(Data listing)
___

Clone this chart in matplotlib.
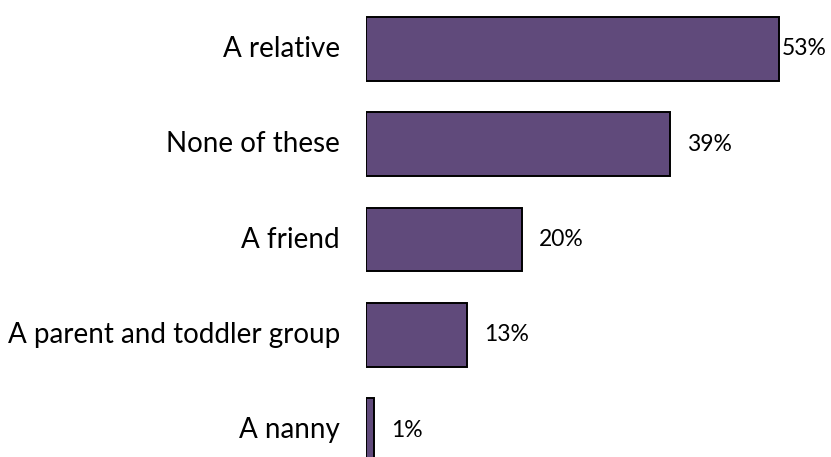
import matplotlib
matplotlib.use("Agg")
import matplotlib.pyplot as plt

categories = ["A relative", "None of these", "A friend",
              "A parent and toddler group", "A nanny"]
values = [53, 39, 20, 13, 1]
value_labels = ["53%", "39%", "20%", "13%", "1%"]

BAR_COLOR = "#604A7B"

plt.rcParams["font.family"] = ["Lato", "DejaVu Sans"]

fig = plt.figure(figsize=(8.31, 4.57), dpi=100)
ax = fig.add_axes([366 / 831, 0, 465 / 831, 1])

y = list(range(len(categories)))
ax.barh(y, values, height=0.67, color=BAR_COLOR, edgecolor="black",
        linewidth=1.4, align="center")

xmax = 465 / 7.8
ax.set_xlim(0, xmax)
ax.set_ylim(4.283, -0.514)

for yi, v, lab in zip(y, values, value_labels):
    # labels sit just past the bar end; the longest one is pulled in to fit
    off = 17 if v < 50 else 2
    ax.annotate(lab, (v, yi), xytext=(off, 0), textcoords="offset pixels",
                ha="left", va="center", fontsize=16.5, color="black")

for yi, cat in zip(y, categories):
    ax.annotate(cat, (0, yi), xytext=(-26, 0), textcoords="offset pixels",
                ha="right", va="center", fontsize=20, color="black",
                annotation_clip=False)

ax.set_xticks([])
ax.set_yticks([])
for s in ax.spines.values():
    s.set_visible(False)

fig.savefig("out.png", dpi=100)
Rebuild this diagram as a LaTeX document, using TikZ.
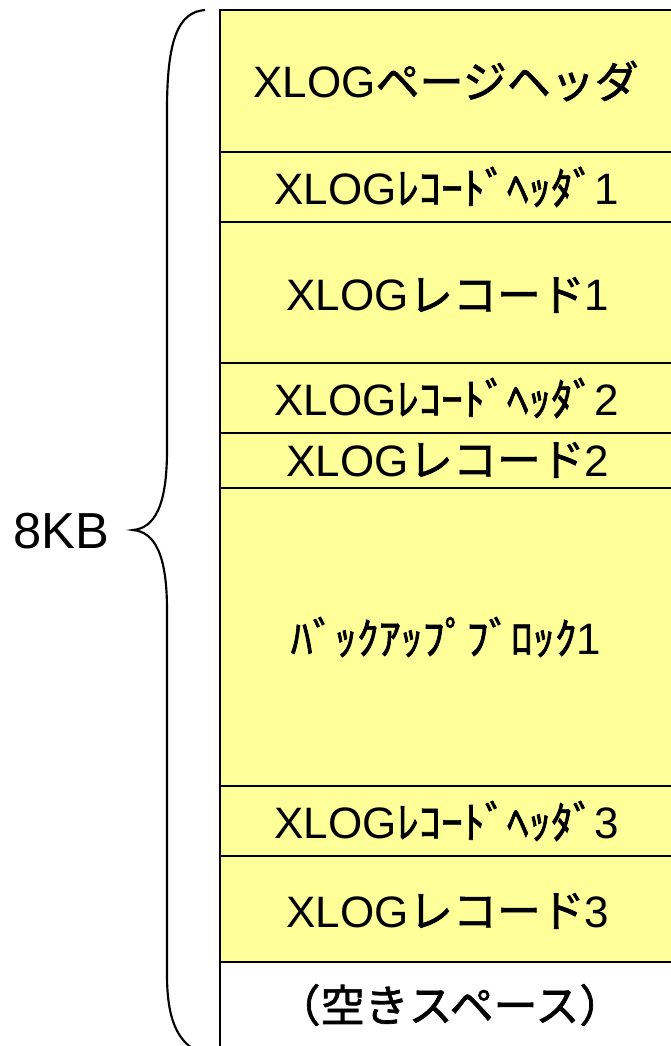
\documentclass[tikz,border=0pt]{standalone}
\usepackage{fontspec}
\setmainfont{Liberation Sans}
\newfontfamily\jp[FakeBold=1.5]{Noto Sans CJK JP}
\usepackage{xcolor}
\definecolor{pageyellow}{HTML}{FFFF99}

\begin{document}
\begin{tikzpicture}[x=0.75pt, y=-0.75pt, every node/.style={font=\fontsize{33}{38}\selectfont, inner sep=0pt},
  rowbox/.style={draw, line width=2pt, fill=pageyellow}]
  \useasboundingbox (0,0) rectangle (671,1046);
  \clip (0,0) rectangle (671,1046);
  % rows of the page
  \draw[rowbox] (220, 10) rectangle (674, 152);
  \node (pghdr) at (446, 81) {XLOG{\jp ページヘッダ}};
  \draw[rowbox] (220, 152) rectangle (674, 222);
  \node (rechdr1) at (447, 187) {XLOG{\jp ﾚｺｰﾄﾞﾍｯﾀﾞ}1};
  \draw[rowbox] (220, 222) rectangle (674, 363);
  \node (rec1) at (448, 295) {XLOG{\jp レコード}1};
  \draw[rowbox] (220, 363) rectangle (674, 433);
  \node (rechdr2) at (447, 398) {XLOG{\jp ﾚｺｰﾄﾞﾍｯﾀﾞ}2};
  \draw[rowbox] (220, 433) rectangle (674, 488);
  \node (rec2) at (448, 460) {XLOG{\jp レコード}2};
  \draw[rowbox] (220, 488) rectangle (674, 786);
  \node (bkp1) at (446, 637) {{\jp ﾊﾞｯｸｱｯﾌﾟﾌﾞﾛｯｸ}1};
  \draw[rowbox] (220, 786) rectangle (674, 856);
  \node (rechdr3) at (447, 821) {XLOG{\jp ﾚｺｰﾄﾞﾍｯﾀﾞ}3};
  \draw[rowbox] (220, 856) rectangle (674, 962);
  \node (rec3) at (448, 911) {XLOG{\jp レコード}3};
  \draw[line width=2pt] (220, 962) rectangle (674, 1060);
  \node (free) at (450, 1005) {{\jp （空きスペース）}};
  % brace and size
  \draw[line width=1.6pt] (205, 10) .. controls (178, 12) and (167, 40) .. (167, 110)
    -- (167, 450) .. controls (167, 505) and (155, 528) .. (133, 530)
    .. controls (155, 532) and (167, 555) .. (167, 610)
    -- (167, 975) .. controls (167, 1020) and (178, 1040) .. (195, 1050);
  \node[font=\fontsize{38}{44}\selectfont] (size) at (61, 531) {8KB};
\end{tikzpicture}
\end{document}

___

» Task instructions:
Will you set down the records word for word while leaving out every picture?

» Answer to this task:
Clone this chart in matplotlib.
import matplotlib
matplotlib.use("Agg")
import matplotlib.pyplot as plt

categories = ["A relative", "None of these", "A friend",
              "A parent and toddler group", "A nanny"]
values = [53, 39, 20, 13, 1]
value_labels = ["53%", "39%", "20%", "13%", "1%"]

BAR_COLOR = "#604A7B"

plt.rcParams["font.family"] = ["Lato", "DejaVu Sans"]

fig = plt.figure(figsize=(8.31, 4.57), dpi=100)
ax = fig.add_axes([366 / 831, 0, 465 / 831, 1])

y = list(range(len(categories)))
ax.barh(y, values, height=0.67, color=BAR_COLOR, edgecolor="black",
        linewidth=1.4, align="center")

xmax = 465 / 7.8
ax.set_xlim(0, xmax)
ax.set_ylim(4.283, -0.514)

for yi, v, lab in zip(y, values, value_labels):
    # labels sit just past the bar end; the longest one is pulled in to fit
    off = 17 if v < 50 else 2
    ax.annotate(lab, (v, yi), xytext=(off, 0), textcoords="offset pixels",
                ha="left", va="center", fontsize=16.5, color="black")

for yi, cat in zip(y, categories):
    ax.annotate(cat, (0, yi), xytext=(-26, 0), textcoords="offset pixels",
                ha="right", va="center", fontsize=20, color="black",
                annotation_clip=False)

ax.set_xticks([])
ax.set_yticks([])
for s in ax.spines.values():
    s.set_visible(False)

fig.savefig("out.png", dpi=100)
Rebuild this diagram as a LaTeX document, using TikZ.
\documentclass[tikz,border=0pt]{standalone}
\usepackage{fontspec}
\setmainfont{Liberation Sans}
\newfontfamily\jp[FakeBold=1.5]{Noto Sans CJK JP}
\usepackage{xcolor}
\definecolor{pageyellow}{HTML}{FFFF99}

\begin{document}
\begin{tikzpicture}[x=0.75pt, y=-0.75pt, every node/.style={font=\fontsize{33}{38}\selectfont, inner sep=0pt},
  rowbox/.style={draw, line width=2pt, fill=pageyellow}]
  \useasboundingbox (0,0) rectangle (671,1046);
  \clip (0,0) rectangle (671,1046);
  % rows of the page
  \draw[rowbox] (220, 10) rectangle (674, 152);
  \node (pghdr) at (446, 81) {XLOG{\jp ページヘッダ}};
  \draw[rowbox] (220, 152) rectangle (674, 222);
  \node (rechdr1) at (447, 187) {XLOG{\jp ﾚｺｰﾄﾞﾍｯﾀﾞ}1};
  \draw[rowbox] (220, 222) rectangle (674, 363);
  \node (rec1) at (448, 295) {XLOG{\jp レコード}1};
  \draw[rowbox] (220, 363) rectangle (674, 433);
  \node (rechdr2) at (447, 398) {XLOG{\jp ﾚｺｰﾄﾞﾍｯﾀﾞ}2};
  \draw[rowbox] (220, 433) rectangle (674, 488);
  \node (rec2) at (448, 460) {XLOG{\jp レコード}2};
  \draw[rowbox] (220, 488) rectangle (674, 786);
  \node (bkp1) at (446, 637) {{\jp ﾊﾞｯｸｱｯﾌﾟﾌﾞﾛｯｸ}1};
  \draw[rowbox] (220, 786) rectangle (674, 856);
  \node (rechdr3) at (447, 821) {XLOG{\jp ﾚｺｰﾄﾞﾍｯﾀﾞ}3};
  \draw[rowbox] (220, 856) rectangle (674, 962);
  \node (rec3) at (448, 911) {XLOG{\jp レコード}3};
  \draw[line width=2pt] (220, 962) rectangle (674, 1060);
  \node (free) at (450, 1005) {{\jp （空きスペース）}};
  % brace and size
  \draw[line width=1.6pt] (205, 10) .. controls (178, 12) and (167, 40) .. (167, 110)
    -- (167, 450) .. controls (167, 505) and (155, 528) .. (133, 530)
    .. controls (155, 532) and (167, 555) .. (167, 610)
    -- (167, 975) .. controls (167, 1020) and (178, 1040) .. (195, 1050);
  \node[font=\fontsize{38}{44}\selectfont] (size) at (61, 531) {8KB};
\end{tikzpicture}
\end{document}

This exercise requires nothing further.